▼
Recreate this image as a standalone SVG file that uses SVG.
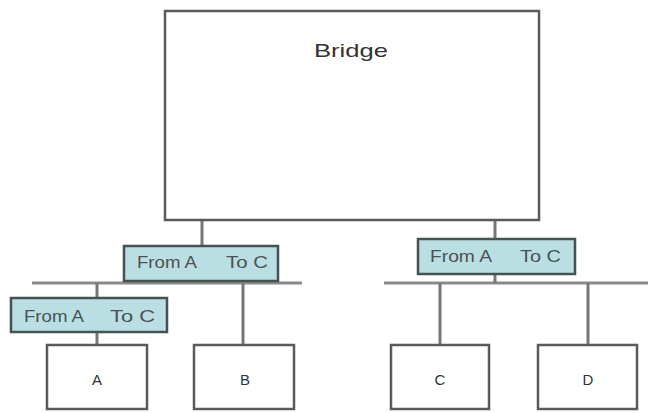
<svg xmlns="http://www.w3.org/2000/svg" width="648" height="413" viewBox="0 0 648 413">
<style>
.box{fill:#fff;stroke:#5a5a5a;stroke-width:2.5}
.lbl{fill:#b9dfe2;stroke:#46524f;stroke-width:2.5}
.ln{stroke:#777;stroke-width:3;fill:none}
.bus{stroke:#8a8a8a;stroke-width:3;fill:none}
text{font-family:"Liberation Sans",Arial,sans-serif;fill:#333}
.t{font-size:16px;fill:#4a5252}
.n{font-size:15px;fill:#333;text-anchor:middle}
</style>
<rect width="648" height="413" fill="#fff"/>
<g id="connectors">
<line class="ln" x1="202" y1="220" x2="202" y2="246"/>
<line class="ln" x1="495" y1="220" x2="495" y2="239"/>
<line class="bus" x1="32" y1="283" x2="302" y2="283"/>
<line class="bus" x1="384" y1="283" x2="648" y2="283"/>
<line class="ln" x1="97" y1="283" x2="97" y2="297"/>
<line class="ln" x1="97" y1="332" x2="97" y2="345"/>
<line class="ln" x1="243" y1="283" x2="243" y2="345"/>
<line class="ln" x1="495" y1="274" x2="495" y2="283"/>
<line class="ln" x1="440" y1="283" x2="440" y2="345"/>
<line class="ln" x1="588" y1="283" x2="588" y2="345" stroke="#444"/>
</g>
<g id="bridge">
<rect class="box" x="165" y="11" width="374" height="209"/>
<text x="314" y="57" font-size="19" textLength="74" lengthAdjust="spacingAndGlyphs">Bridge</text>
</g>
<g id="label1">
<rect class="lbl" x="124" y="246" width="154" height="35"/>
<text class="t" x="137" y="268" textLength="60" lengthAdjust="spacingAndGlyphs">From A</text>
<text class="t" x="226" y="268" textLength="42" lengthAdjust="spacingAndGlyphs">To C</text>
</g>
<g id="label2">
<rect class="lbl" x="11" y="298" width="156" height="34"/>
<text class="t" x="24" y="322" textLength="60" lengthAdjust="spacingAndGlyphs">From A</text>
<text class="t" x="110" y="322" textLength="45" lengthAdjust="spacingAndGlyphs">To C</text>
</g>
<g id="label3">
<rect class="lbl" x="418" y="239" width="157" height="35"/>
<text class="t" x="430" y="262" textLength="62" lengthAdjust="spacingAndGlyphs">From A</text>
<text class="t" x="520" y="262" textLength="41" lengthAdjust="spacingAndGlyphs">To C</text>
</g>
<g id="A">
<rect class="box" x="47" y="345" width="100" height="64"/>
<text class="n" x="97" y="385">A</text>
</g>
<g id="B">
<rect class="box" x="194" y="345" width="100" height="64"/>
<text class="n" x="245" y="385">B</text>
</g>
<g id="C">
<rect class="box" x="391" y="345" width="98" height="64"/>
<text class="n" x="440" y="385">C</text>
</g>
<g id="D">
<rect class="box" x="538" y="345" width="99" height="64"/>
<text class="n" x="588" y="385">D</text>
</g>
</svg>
▲
▼
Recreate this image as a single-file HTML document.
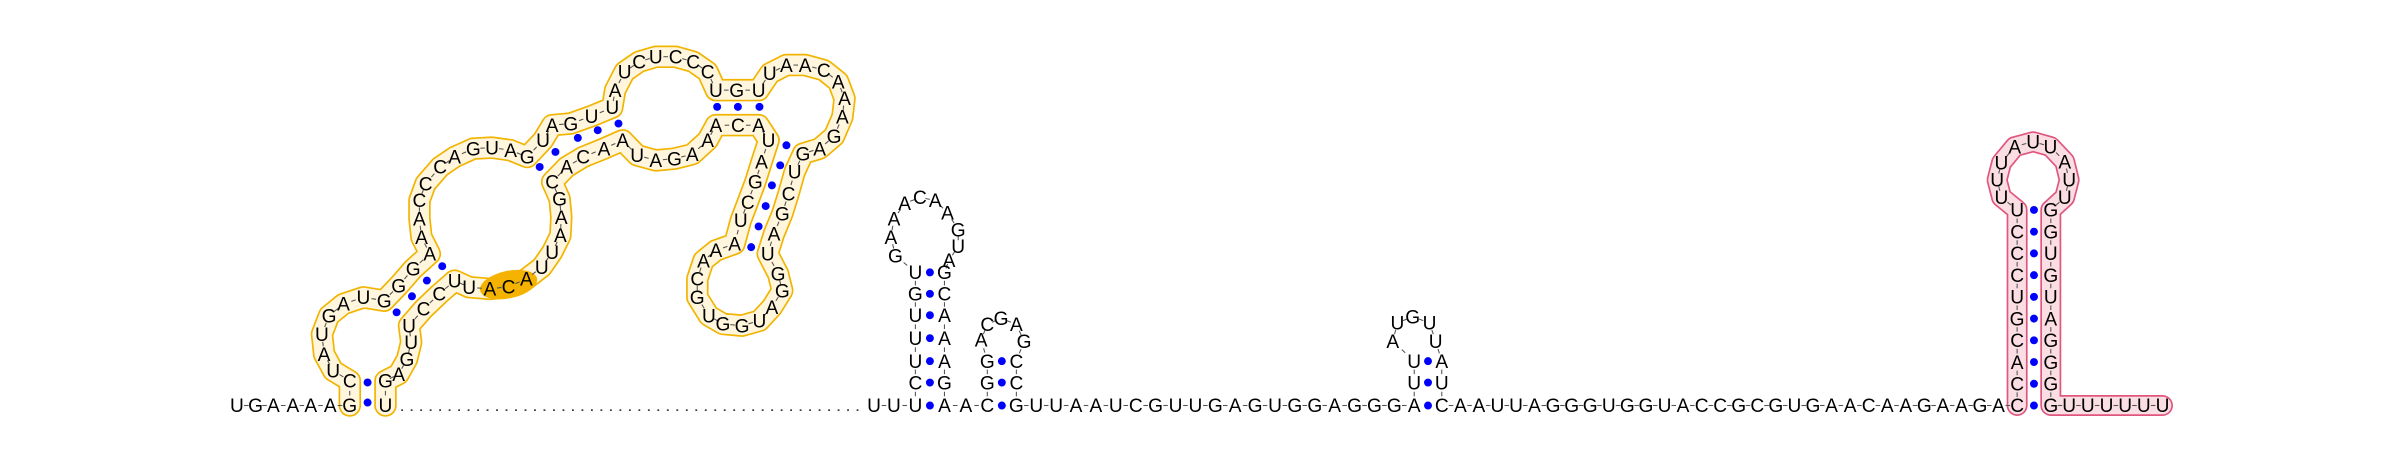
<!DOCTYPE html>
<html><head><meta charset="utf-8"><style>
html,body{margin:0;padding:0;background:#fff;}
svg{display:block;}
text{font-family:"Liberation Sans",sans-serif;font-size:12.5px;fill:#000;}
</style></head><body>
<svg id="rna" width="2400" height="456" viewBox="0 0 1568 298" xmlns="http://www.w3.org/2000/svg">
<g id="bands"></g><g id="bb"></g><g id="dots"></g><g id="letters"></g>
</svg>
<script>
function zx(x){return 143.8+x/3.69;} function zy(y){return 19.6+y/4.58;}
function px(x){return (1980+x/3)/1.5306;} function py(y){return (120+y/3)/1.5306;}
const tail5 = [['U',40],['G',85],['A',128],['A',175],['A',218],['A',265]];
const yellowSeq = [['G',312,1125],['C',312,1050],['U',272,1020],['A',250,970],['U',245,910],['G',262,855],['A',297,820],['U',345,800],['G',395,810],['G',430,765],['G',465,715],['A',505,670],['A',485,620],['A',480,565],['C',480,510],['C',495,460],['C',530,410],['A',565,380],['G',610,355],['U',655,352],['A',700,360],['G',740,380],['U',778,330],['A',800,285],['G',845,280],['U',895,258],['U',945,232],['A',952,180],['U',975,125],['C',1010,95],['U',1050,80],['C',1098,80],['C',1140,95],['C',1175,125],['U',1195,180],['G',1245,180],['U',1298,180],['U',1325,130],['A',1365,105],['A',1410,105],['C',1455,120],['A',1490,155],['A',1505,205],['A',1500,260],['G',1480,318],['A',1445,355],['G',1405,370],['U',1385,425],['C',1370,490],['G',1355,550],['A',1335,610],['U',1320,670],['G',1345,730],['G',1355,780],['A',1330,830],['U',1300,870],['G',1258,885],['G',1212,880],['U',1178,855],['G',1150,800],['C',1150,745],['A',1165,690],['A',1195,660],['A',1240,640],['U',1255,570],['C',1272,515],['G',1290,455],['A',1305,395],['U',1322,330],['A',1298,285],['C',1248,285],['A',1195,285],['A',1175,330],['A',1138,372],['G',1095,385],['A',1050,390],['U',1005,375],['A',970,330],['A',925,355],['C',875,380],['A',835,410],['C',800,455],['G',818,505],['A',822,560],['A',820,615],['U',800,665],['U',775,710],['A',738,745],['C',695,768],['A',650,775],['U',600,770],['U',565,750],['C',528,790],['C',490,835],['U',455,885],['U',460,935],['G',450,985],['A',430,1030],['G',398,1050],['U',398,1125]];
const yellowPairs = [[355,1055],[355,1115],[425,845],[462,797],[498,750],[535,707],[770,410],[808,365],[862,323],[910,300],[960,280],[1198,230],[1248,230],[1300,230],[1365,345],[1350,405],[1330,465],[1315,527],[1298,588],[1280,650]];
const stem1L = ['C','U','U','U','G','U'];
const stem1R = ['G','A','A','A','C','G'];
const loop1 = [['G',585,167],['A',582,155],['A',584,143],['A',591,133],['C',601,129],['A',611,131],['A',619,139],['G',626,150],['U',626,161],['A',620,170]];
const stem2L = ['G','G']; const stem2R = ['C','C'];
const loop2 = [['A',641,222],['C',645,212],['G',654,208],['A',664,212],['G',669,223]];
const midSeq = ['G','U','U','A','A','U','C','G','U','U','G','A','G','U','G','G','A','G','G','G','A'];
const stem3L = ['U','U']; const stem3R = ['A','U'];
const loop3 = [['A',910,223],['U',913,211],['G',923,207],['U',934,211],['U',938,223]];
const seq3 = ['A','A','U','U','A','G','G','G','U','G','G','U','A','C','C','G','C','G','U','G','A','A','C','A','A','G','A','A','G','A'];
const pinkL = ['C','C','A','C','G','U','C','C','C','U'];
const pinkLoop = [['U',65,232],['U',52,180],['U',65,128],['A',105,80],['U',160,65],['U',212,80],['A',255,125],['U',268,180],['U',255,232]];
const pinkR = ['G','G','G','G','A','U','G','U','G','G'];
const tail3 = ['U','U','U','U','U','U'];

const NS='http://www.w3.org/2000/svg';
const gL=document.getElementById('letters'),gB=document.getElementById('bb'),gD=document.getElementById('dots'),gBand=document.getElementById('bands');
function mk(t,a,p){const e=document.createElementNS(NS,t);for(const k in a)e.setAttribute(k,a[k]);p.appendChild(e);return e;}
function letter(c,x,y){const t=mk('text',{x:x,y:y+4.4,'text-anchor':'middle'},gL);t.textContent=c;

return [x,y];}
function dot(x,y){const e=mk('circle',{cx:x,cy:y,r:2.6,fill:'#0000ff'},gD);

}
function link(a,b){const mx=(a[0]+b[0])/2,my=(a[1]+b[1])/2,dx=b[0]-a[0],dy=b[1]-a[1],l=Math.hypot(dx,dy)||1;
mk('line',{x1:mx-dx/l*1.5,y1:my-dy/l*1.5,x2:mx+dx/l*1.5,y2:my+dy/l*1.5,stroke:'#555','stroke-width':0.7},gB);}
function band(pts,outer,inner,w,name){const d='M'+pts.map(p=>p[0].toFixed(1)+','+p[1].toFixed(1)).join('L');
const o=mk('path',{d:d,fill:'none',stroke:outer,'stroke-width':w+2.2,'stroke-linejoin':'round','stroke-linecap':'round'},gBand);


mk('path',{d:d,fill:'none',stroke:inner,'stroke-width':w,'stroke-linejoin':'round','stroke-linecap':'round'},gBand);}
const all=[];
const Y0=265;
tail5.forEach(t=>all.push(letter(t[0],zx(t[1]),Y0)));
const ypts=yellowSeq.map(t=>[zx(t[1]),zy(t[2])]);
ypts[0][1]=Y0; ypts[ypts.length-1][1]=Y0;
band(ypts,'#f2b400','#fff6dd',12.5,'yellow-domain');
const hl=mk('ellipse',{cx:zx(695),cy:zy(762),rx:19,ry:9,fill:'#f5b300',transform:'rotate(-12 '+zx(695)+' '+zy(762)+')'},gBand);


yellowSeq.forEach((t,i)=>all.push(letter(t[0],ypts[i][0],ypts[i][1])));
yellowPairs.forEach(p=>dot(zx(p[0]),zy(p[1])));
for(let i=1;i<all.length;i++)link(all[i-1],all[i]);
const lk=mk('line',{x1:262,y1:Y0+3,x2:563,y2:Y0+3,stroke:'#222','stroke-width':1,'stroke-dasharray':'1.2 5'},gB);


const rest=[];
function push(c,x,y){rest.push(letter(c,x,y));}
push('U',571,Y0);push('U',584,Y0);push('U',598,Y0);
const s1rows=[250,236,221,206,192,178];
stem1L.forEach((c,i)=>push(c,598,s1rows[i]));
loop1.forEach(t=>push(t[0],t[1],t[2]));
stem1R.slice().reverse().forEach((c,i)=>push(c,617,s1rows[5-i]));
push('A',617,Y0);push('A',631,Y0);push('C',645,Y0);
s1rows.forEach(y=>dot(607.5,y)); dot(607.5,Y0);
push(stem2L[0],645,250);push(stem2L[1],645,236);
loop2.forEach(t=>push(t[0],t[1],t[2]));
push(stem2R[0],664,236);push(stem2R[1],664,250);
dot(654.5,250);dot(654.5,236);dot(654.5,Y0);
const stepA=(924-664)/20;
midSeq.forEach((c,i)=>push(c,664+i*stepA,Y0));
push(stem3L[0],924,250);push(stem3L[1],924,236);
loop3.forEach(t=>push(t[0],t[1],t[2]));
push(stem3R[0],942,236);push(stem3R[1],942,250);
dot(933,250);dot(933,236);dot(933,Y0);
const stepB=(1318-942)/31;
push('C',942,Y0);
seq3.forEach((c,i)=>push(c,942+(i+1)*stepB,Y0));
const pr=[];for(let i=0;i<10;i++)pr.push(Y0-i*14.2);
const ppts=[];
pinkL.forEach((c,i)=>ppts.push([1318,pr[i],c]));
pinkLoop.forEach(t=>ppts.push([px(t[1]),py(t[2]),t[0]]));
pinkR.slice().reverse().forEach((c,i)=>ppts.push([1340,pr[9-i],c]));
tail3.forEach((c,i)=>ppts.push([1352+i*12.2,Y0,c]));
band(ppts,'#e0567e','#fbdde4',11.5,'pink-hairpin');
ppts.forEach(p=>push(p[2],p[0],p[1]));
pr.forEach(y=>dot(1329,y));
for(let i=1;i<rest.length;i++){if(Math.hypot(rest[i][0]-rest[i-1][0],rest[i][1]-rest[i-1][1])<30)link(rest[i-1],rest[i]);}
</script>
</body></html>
▲
From the entries above, list each line with "file" in it.

> RIGHT ANSWER:
Recreate this image as a standalone SVG file that uses SVG.
Recreate this image as a single-file HTML document.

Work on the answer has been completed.